**Exercise**
All the data should be repeated exactly. Any image in it is left out.
-- begin Dataset excerpt --
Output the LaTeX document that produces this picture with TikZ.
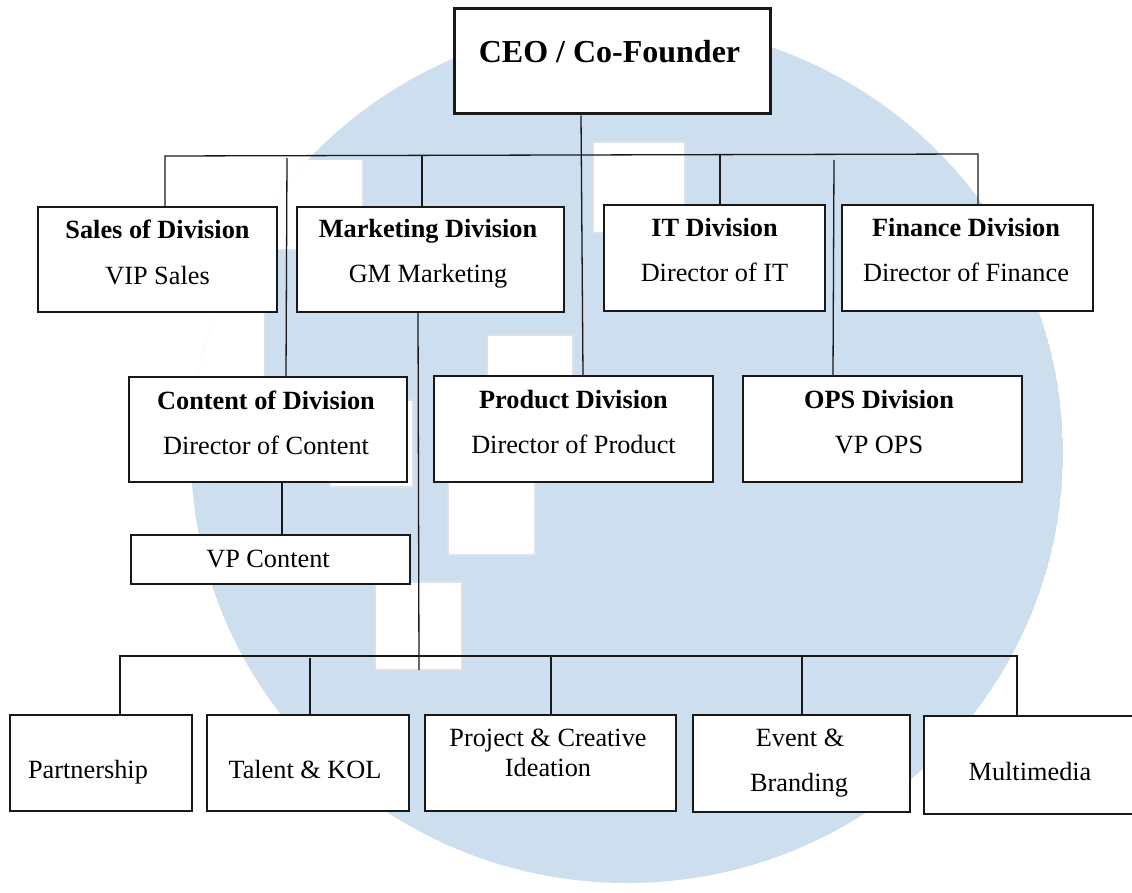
\documentclass[tikz,border=0pt]{standalone}
\usepackage{fontspec}
\setmainfont{Liberation Serif}
\definecolor{wm}{RGB}{205,222,239}
\definecolor{wmedge}{RGB}{222,226,232}
\begin{document}
\begin{tikzpicture}[x=1pt,y=-1pt,
  box/.style={draw=black!90, line width=1.3pt, fill=white, inner sep=0pt, rectangle},
  conn/.style={draw=black!90, line width=1.3pt},
  txt/.style={anchor=base, inner sep=0pt, font=\fontsize{26.3}{30}\selectfont},
  ttl/.style={anchor=base, inner sep=0pt, font=\fontsize{26.3}{30}\selectfont\bfseries},
  wsq/.style={fill=white, draw=wmedge, line width=2pt}]
\useasboundingbox (0,0) rectangle (1132,893);
% watermark
\begin{scope}
  \clip (627,453) ellipse[x radius=436pt, y radius=430pt];
  \fill[wm] (627,453) ellipse[x radius=436pt, y radius=430pt];
  \path[wsq] (593,142) rectangle (685,233);
  \path[fill=white] (150,160) rectangle (363,250);
  \path[fill=white] (150,250) rectangle (265,377);
  \draw[wmedge, line width=2pt] (363,160) -- (363,250) -- (265,250) -- (265,377);
  \path[wsq] (487,335) rectangle (573,400);
  \path[wsq] (448,440) rectangle (535,555);
  \path[wsq] (330,400) rectangle (413,487);
  \path[wsq] (375,582) rectangle (462,670);
\end{scope}
% named x-positions
\coordinate (busL) at (165,156);
\coordinate (busR) at (978,154);
\coordinate (mD) at (422,155);
\coordinate (iD) at (720,154);
\coordinate (cT) at (581,0);
\coordinate (cB) at (583,0);
\coordinate (kT) at (287,158);
\coordinate (kB) at (286,0);
\coordinate (oT) at (834,160);
\coordinate (oB) at (833,0);
\coordinate (vX) at (282,0);
\coordinate (mX) at (418,0);
\coordinate (mEnd) at (419,670);
\coordinate (bL) at (120,656);
\coordinate (bR) at (1017,656);
\coordinate (tT) at (310,658);
\coordinate (pT) at (551,656);
\coordinate (eT) at (802,656);
% boxes
\node[box, line width=3pt, minimum width=316pt, minimum height=105pt] (ceo) at (612,61.5) {};
\node[box, minimum width=239pt, minimum height=105pt] (sales) at (157.5,259.5) {};
\node[box, minimum width=267pt, minimum height=105pt] (mkt) at (430.5,259.5) {};
\node[box, minimum width=221pt, minimum height=106pt] (it) at (714.5,258) {};
\node[box, minimum width=251pt, minimum height=106pt] (fin) at (967.5,258) {};
\node[box, minimum width=278pt, minimum height=105pt] (cont) at (268,429.5) {};
\node[box, minimum width=279pt, minimum height=106pt] (prod) at (573.5,429) {};
\node[box, minimum width=279pt, minimum height=106pt] (ops) at (882.5,429) {};
\node[box, minimum width=279pt, minimum height=49pt] (vpc) at (270.5,559.5) {};
\node[box, minimum width=182pt, minimum height=96pt] (part) at (101,763) {};
\node[box, minimum width=202pt, minimum height=96pt] (tal) at (308,763) {};
\node[box, minimum width=251pt, minimum height=96pt] (proj) at (550.5,763) {};
\node[box, minimum width=217pt, minimum height=97pt] (evt) at (801.5,763.5) {};
\node[box, minimum width=226pt, minimum height=98pt] (mm) at (1037,765) {};
% connectors
\draw[conn] (ceo.south -| cT) -- (prod.north -| cB);
\draw[conn] (sales.north -| busL) -- (busL) -- (busR) -- (fin.north -| busR);
\draw[conn] (mD) -- (mkt.north -| mD);
\draw[conn] (iD) -- (it.north -| iD);
\draw[conn] (kT) -- (cont.north -| kB);
\draw[conn] (oT) -- (ops.north -| oB);
\draw[conn] (cont.south -| vX) -- (vpc.north -| vX);
\draw[conn] (mkt.south -| mX) -- (mEnd);
\draw[conn] (part.north -| bL) -- (bL) -- (bR) -- (mm.north -| bR);
\draw[conn] (tT) -- (tal.north -| tT);
\draw[conn] (pT) -- (proj.north -| pT);
\draw[conn] (eT) -- (evt.north -| eT);
% texts
\node[anchor=base, inner sep=0pt, font=\fontsize{32}{36}\selectfont\bfseries] (ceoT) at (609.5,63) {CEO / Co-Founder};
\node[ttl] (salesT) at (157.5,239) {Sales of Division};
\node[txt] (salesS) at (157.5,284) {VIP Sales};
\node[ttl] (mktT) at (428,238) {Marketing Division};
\node[txt] (mktS) at (428,283) {GM Marketing};
\node[ttl] (itT) at (714.5,237) {IT Division};
\node[txt] (itS) at (714.5,282) {Director of IT};
\node[ttl] (finT) at (966,237) {Finance Division};
\node[txt] (finS) at (966,282) {Director of Finance};
\node[ttl] (contT) at (266,409) {Content of Division};
\node[txt] (contS) at (266,454) {Director of Content};
\node[ttl] (prodT) at (573.5,408) {Product Division};
\node[txt] (prodS) at (573.5,453) {Director of Product};
\node[ttl] (opsT) at (879,408) {OPS Division};
\node[txt] (opsS) at (879,453) {VP OPS};
\node[txt] (vpcT) at (268,567) {VP Content};
\node[txt] (partT) at (88,778) {Partnership};
\node[txt] (talT) at (305,778) {Talent \& KOL};
\node[txt] (projT) at (548,746) {Project \& Creative};
\node[txt] (projS) at (548,776) {Ideation};
\node[txt] (evtT) at (800,746) {Event \&};
\node[txt] (evtS) at (799,791) {Branding};
\node[txt] (mmT) at (1030,780) {Multimedia};
\end{tikzpicture}
\end{document}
-- end Dataset excerpt --
**Finished exercise**
Output the LaTeX document that produces this picture with TikZ.
\documentclass[tikz,border=0pt]{standalone}
\usepackage{fontspec}
\setmainfont{Liberation Serif}
\definecolor{wm}{RGB}{205,222,239}
\definecolor{wmedge}{RGB}{222,226,232}
\begin{document}
\begin{tikzpicture}[x=1pt,y=-1pt,
  box/.style={draw=black!90, line width=1.3pt, fill=white, inner sep=0pt, rectangle},
  conn/.style={draw=black!90, line width=1.3pt},
  txt/.style={anchor=base, inner sep=0pt, font=\fontsize{26.3}{30}\selectfont},
  ttl/.style={anchor=base, inner sep=0pt, font=\fontsize{26.3}{30}\selectfont\bfseries},
  wsq/.style={fill=white, draw=wmedge, line width=2pt}]
\useasboundingbox (0,0) rectangle (1132,893);
% watermark
\begin{scope}
  \clip (627,453) ellipse[x radius=436pt, y radius=430pt];
  \fill[wm] (627,453) ellipse[x radius=436pt, y radius=430pt];
  \path[wsq] (593,142) rectangle (685,233);
  \path[fill=white] (150,160) rectangle (363,250);
  \path[fill=white] (150,250) rectangle (265,377);
  \draw[wmedge, line width=2pt] (363,160) -- (363,250) -- (265,250) -- (265,377);
  \path[wsq] (487,335) rectangle (573,400);
  \path[wsq] (448,440) rectangle (535,555);
  \path[wsq] (330,400) rectangle (413,487);
  \path[wsq] (375,582) rectangle (462,670);
\end{scope}
% named x-positions
\coordinate (busL) at (165,156);
\coordinate (busR) at (978,154);
\coordinate (mD) at (422,155);
\coordinate (iD) at (720,154);
\coordinate (cT) at (581,0);
\coordinate (cB) at (583,0);
\coordinate (kT) at (287,158);
\coordinate (kB) at (286,0);
\coordinate (oT) at (834,160);
\coordinate (oB) at (833,0);
\coordinate (vX) at (282,0);
\coordinate (mX) at (418,0);
\coordinate (mEnd) at (419,670);
\coordinate (bL) at (120,656);
\coordinate (bR) at (1017,656);
\coordinate (tT) at (310,658);
\coordinate (pT) at (551,656);
\coordinate (eT) at (802,656);
% boxes
\node[box, line width=3pt, minimum width=316pt, minimum height=105pt] (ceo) at (612,61.5) {};
\node[box, minimum width=239pt, minimum height=105pt] (sales) at (157.5,259.5) {};
\node[box, minimum width=267pt, minimum height=105pt] (mkt) at (430.5,259.5) {};
\node[box, minimum width=221pt, minimum height=106pt] (it) at (714.5,258) {};
\node[box, minimum width=251pt, minimum height=106pt] (fin) at (967.5,258) {};
\node[box, minimum width=278pt, minimum height=105pt] (cont) at (268,429.5) {};
\node[box, minimum width=279pt, minimum height=106pt] (prod) at (573.5,429) {};
\node[box, minimum width=279pt, minimum height=106pt] (ops) at (882.5,429) {};
\node[box, minimum width=279pt, minimum height=49pt] (vpc) at (270.5,559.5) {};
\node[box, minimum width=182pt, minimum height=96pt] (part) at (101,763) {};
\node[box, minimum width=202pt, minimum height=96pt] (tal) at (308,763) {};
\node[box, minimum width=251pt, minimum height=96pt] (proj) at (550.5,763) {};
\node[box, minimum width=217pt, minimum height=97pt] (evt) at (801.5,763.5) {};
\node[box, minimum width=226pt, minimum height=98pt] (mm) at (1037,765) {};
% connectors
\draw[conn] (ceo.south -| cT) -- (prod.north -| cB);
\draw[conn] (sales.north -| busL) -- (busL) -- (busR) -- (fin.north -| busR);
\draw[conn] (mD) -- (mkt.north -| mD);
\draw[conn] (iD) -- (it.north -| iD);
\draw[conn] (kT) -- (cont.north -| kB);
\draw[conn] (oT) -- (ops.north -| oB);
\draw[conn] (cont.south -| vX) -- (vpc.north -| vX);
\draw[conn] (mkt.south -| mX) -- (mEnd);
\draw[conn] (part.north -| bL) -- (bL) -- (bR) -- (mm.north -| bR);
\draw[conn] (tT) -- (tal.north -| tT);
\draw[conn] (pT) -- (proj.north -| pT);
\draw[conn] (eT) -- (evt.north -| eT);
% texts
\node[anchor=base, inner sep=0pt, font=\fontsize{32}{36}\selectfont\bfseries] (ceoT) at (609.5,63) {CEO / Co-Founder};
\node[ttl] (salesT) at (157.5,239) {Sales of Division};
\node[txt] (salesS) at (157.5,284) {VIP Sales};
\node[ttl] (mktT) at (428,238) {Marketing Division};
\node[txt] (mktS) at (428,283) {GM Marketing};
\node[ttl] (itT) at (714.5,237) {IT Division};
\node[txt] (itS) at (714.5,282) {Director of IT};
\node[ttl] (finT) at (966,237) {Finance Division};
\node[txt] (finS) at (966,282) {Director of Finance};
\node[ttl] (contT) at (266,409) {Content of Division};
\node[txt] (contS) at (266,454) {Director of Content};
\node[ttl] (prodT) at (573.5,408) {Product Division};
\node[txt] (prodS) at (573.5,453) {Director of Product};
\node[ttl] (opsT) at (879,408) {OPS Division};
\node[txt] (opsS) at (879,453) {VP OPS};
\node[txt] (vpcT) at (268,567) {VP Content};
\node[txt] (partT) at (88,778) {Partnership};
\node[txt] (talT) at (305,778) {Talent \& KOL};
\node[txt] (projT) at (548,746) {Project \& Creative};
\node[txt] (projS) at (548,776) {Ideation};
\node[txt] (evtT) at (800,746) {Event \&};
\node[txt] (evtS) at (799,791) {Branding};
\node[txt] (mmT) at (1030,780) {Multimedia};
\end{tikzpicture}
\end{document}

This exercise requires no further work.